Below we make a subset of the data, whose country is China

C <- filter(gapminder, 
       country == "China")

Do a ?filter to learn how else to modify the 2nd parameter using & , | and more.

Use a filter to reduce the size of the data and then label points on a scatterplot using geom_text_repel

library(ggrepel)
hi_pop_countries <- filter(gapminder, 
                           pop > 500000000)
ggplot(hi_pop_countries, 
       aes(x = year, y = gdpPercap)) + 
       geom_point() + 
       geom_text_repel(aes(label = country))

Here’s another filter and preview of boxplots & the reorder function.

hi_pop_countries <- filter(gapminder, 
                           pop > 50000000)

ggplot(hi_pop_countries, 
       aes(x = lifeExp, y = country)) + geom_boxplot()

Isn’t this better? Use a plot & reorder for different variable.

ggplot(hi_pop_countries, 
       aes(x = lifeExp, y = reorder(country,lifeExp))) + 
    geom_boxplot()

And here’s a histogram:

TCU <- filter(gapminder,country %in% c("Taiwan","China","United States"))

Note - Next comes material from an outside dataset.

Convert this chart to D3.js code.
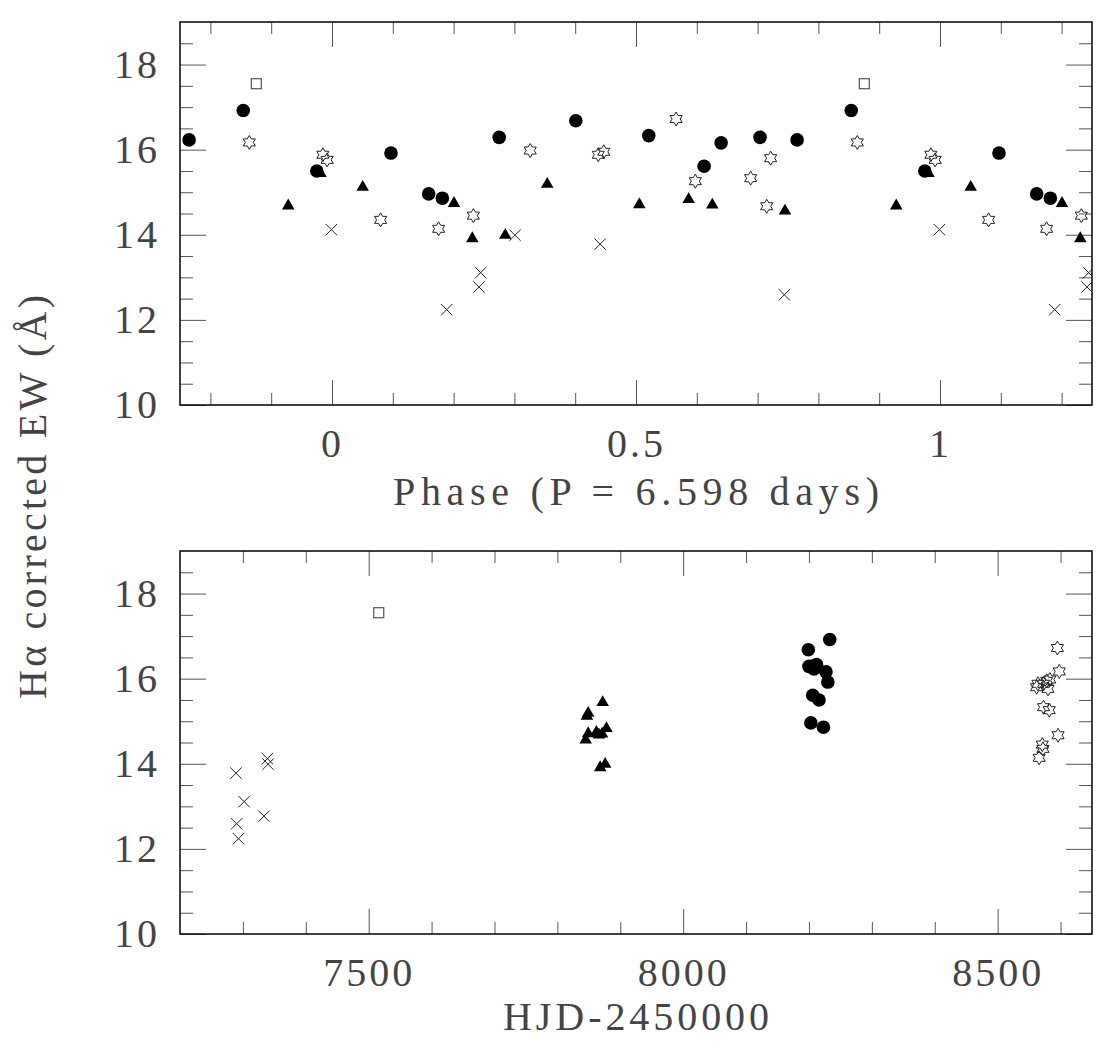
<!DOCTYPE html>
<html><head><meta charset="utf-8">
<script src="https://cdn.jsdelivr.net/npm/d3@7"></script>
<style>body{margin:0;background:#fff} svg{display:block}</style>
</head><body><svg id="c" width="1105" height="1042"></svg>
<script>
// ---------- data ----------
const circleHJD   = [8233, 8199, 8212, 8200, 8205, 8208, 8227, 8230, 8206, 8216, 8203, 8223];
const circlePhase = [0.854, 0.401, 0.521, 0.275, 0.704, 0.765, 0.640, 0.097, 0.612, 0.975, 0.159, 0.1815];
const circleEW    = [16.92, 16.68, 16.33, 16.29, 16.29, 16.23, 16.16, 15.92, 15.61, 15.50, 14.96, 14.86];

const triHJD   = [7872, 7847, 7849, 7866, 7862, 7849, 7878, 7871, 7845, 7868, 7876];
const triPhase = [0.981, 0.0505, 0.354, 0.928, 0.2007, 0.5055, 0.5866, 0.6255, 0.745, 0.2308, 0.285];
const triEW    = [15.44, 15.12, 15.19, 14.68, 14.74, 14.71, 14.83, 14.70, 14.56, 13.91, 13.99];

const starHJD   = [8595, 8598, 8583, 8578, 8564, 8573, 8562, 8580, 8573, 8582, 8596, 8571, 8572, 8566];
const starPhase = [0.566, 0.864, 0.326, 0.447, 0.438, 0.985, 0.7215, 0.992, 0.6886, 0.5976, 0.715, 0.2325, 0.080, 0.1754];
const starEW    = [16.72, 16.17, 15.98, 15.95, 15.88, 15.88, 15.80, 15.76, 15.33, 15.26, 14.67, 14.45, 14.35, 14.14];

const crossHJD   = [7289, 7302, 7290, 7293, 7339, 7340, 7333.5];
const crossPhase = [0.441, 0.2445, 0.744, 0.1886, 0.999, 0.301, 0.2418];
const crossEW    = [13.78, 13.11, 12.59, 12.24, 14.12, 13.99, 12.77];

const squareHJD   = [7516];
const squarePhase = [0.8755];
const squareEW    = [17.55];

const phaseDomain = [-0.25, 1.25];
const hjdDomain = [7200, 8650];
const ewDomain = [10, 19];
const phaseMajor = [0, 0.5, 1];
const phaseMinor = [-0.2, -0.1, 0.1, 0.2, 0.3, 0.4, 0.6, 0.7, 0.8, 0.9, 1.1, 1.2];
const hjdMajor = [7500, 8000, 8500];
const hjdMinor = [7300, 7400, 7600, 7700, 7800, 7900, 8100, 8200, 8300, 8400, 8600];
const ewMajor = [10, 12, 14, 16, 18];
const ewMinor = [10.5, 11, 11.5, 12.5, 13, 13.5, 14.5, 15, 15.5, 16.5, 17, 17.5, 18.5];

const xTitleTop = "Phase (P = 6.598 days)";
const xTitleBottom = "HJD-2450000";
const yTitle = "H\u03b1 corrected EW (\u00c5)";

// ---------- layout ----------
const svg = d3.select("#c");
const L = 180, R = 1092;
const FONT = "Liberation Serif";
const TXT = "#444";

const panels = [
  {y0: 22, y1: 405, x: d3.scaleLinear().domain(phaseDomain).range([L, R]),
   major: phaseMajor, minor: phaseMinor, fmt: d => String(d), title: xTitleTop, titleLen: 486, titleOff: 100, key: "phase"},
  {y0: 551, y1: 934, x: d3.scaleLinear().domain(hjdDomain).range([L, R]),
   major: hjdMajor, minor: hjdMinor, fmt: d => String(d), title: xTitleBottom, titleLen: 266, titleOff: 96, key: "hjd"}
];

const groups = [
  {hjd: crossHJD, phase: crossPhase, ew: crossEW, type: "cross"},
  {hjd: squareHJD, phase: squarePhase, ew: squareEW, type: "square"},
  {hjd: triHJD, phase: triPhase, ew: triEW, type: "tri"},
  {hjd: circleHJD, phase: circlePhase, ew: circleEW, type: "circle"},
  {hjd: starHJD, phase: starPhase, ew: starEW, type: "star"}
];

function hexagram(Ro) {
  const ri = Ro / Math.sqrt(3);
  const pts = [];
  for (let i = 0; i < 12; i++) {
    const a = -Math.PI / 2 + i * Math.PI / 6;
    const r = i % 2 === 0 ? Ro : ri;
    pts.push([r * Math.cos(a), r * Math.sin(a)]);
  }
  return "M" + pts.map(p => p[0].toFixed(2) + "," + p[1].toFixed(2)).join("L") + "Z";
}
const starPath = hexagram(7);
const triPath = d3.symbol(d3.symbolTriangle, 68)();
const crossPath = "M-5.7,-5.7L5.7,5.7M-5.7,5.7L5.7,-5.7";

function styleAxis(g) {
  g.select(".domain").remove();
  g.selectAll(".tick line").attr("stroke", "#555").attr("stroke-width", 1);
  g.selectAll(".tick text").attr("font-family", FONT).attr("font-size", 40)
    .attr("fill", TXT).attr("letter-spacing", "3px");
}

panels.forEach((p, i) => {
  const y = d3.scaleLinear().domain(ewDomain).range([p.y1, p.y0]);
  const g = svg.append("g");
  const clipId = "clip" + i;
  svg.append("defs").append("clipPath").attr("id", clipId)
    .append("rect").attr("x", L).attr("y", p.y0).attr("width", R - L).attr("height", p.y1 - p.y0);

  g.append("g").attr("transform", `translate(0,${p.y1})`)
    .call(d3.axisBottom(p.x).tickValues(p.major).tickSizeInner(-25).tickSizeOuter(0).tickPadding(24).tickFormat(p.fmt))
    .call(styleAxis);
  g.append("g").attr("transform", `translate(0,${p.y1})`)
    .call(d3.axisBottom(p.x).tickValues(p.minor).tickSizeInner(-12).tickSizeOuter(0).tickFormat(""))
    .call(styleAxis);
  g.append("g").attr("transform", `translate(0,${p.y0})`)
    .call(d3.axisTop(p.x).tickValues(p.major).tickSizeInner(-25).tickSizeOuter(0).tickFormat(""))
    .call(styleAxis);
  g.append("g").attr("transform", `translate(0,${p.y0})`)
    .call(d3.axisTop(p.x).tickValues(p.minor).tickSizeInner(-12).tickSizeOuter(0).tickFormat(""))
    .call(styleAxis);
  g.append("g").attr("transform", `translate(${L},0)`)
    .call(d3.axisLeft(y).tickValues(ewMajor).tickSizeInner(-26).tickSizeOuter(0).tickPadding(20).tickFormat(d => String(d)))
    .call(styleAxis);
  g.append("g").attr("transform", `translate(${L},0)`)
    .call(d3.axisLeft(y).tickValues(ewMinor).tickSizeInner(-13).tickSizeOuter(0).tickFormat(""))
    .call(styleAxis);
  g.append("g").attr("transform", `translate(${R},0)`)
    .call(d3.axisRight(y).tickValues(ewMajor).tickSizeInner(-26).tickSizeOuter(0).tickFormat(""))
    .call(styleAxis);
  g.append("g").attr("transform", `translate(${R},0)`)
    .call(d3.axisRight(y).tickValues(ewMinor).tickSizeInner(-13).tickSizeOuter(0).tickFormat(""))
    .call(styleAxis);

  g.append("rect").attr("x", L).attr("y", p.y0).attr("width", R - L).attr("height", p.y1 - p.y0)
    .attr("fill", "none").attr("stroke", "#111").attr("stroke-width", 1.6);

  g.append("text").attr("x", (L + R) / 2).attr("y", p.y1 + p.titleOff)
    .attr("text-anchor", "middle").attr("font-family", FONT).attr("font-size", 40).attr("fill", TXT)
    .attr("textLength", p.titleLen).attr("lengthAdjust", "spacing").text(p.title);

  const pg = g.append("g").attr("clip-path", `url(#${clipId})`);
  groups.forEach(gr => {
    const pts = [];
    gr.ew.forEach((v, k) => {
      if (p.key === "phase") {
        [gr.phase[k] - 1, gr.phase[k], gr.phase[k] + 1]
          .filter(ph => ph >= phaseDomain[0] && ph <= phaseDomain[1])
          .forEach(ph => pts.push([p.x(ph), y(v)]));
      } else {
        pts.push([p.x(gr.hjd[k]), y(v)]);
      }
    });
    const sel = pg.selectAll(null).data(pts);
    if (gr.type === "circle") {
      sel.enter().append("circle").attr("cx", d => d[0]).attr("cy", d => d[1]).attr("r", 6.8).attr("fill", "#000");
    } else if (gr.type === "tri") {
      sel.enter().append("path").attr("d", triPath).attr("transform", d => `translate(${d[0]},${d[1]})`).attr("fill", "#000");
    } else if (gr.type === "star") {
      sel.enter().append("path").attr("d", starPath).attr("transform", d => `translate(${d[0]},${d[1]})`)
        .attr("fill", "none").attr("stroke", "#222").attr("stroke-width", 1);
    } else if (gr.type === "cross") {
      sel.enter().append("path").attr("d", crossPath).attr("transform", d => `translate(${d[0]},${d[1]})`)
        .attr("fill", "none").attr("stroke", "#222").attr("stroke-width", 1);
    } else if (gr.type === "square") {
      sel.enter().append("rect").attr("x", d => d[0] - 5).attr("y", d => d[1] - 5).attr("width", 10).attr("height", 10)
        .attr("fill", "none").attr("stroke", "#555").attr("stroke-width", 1.2);
    }
  });
});

svg.append("text").attr("transform", "translate(46,497) rotate(-90)")
  .attr("text-anchor", "middle").attr("font-family", FONT).attr("font-size", 40).attr("fill", TXT)
  .attr("textLength", 404).attr("lengthAdjust", "spacing").text(yTitle);
</script>
</body></html>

TCU |> ggplot(aes(x = lifeExp, fill = country)) + geom_histogram(bins = 10)

Explore the storms dataset

The data() command lists all dataset included with R and the Tidyverse. Note that the storms data is in dplyr.

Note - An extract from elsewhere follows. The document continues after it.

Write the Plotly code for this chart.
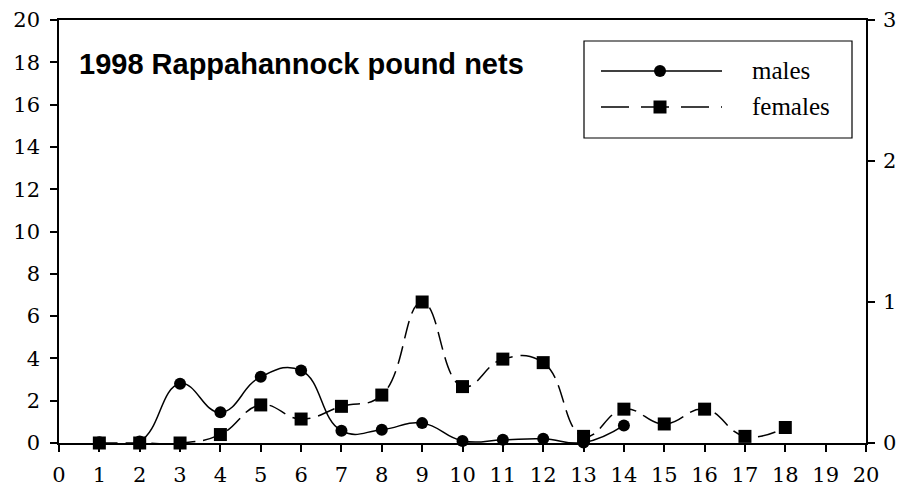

Use filter and varioius geoms geom_point(), geom_histogram(), geom_boxplot(). to compare storms across time.

Assignment 3

Complete these exercises. Append your answers to the quarto doc for Assignment 2. Submit as a .html. Copy the questions into your .qmd file and insert your responses after each one.

  1. Text: https://r4ds.hadley.nz/data-visualize.html#exercises

  2. Text: https://r4ds.hadley.nz/data-visualize#exercises-1

  3. Create three plots using filter and varioius geoms geom_point(), geom_histogram(), and geom_boxplot() to compare storms across time.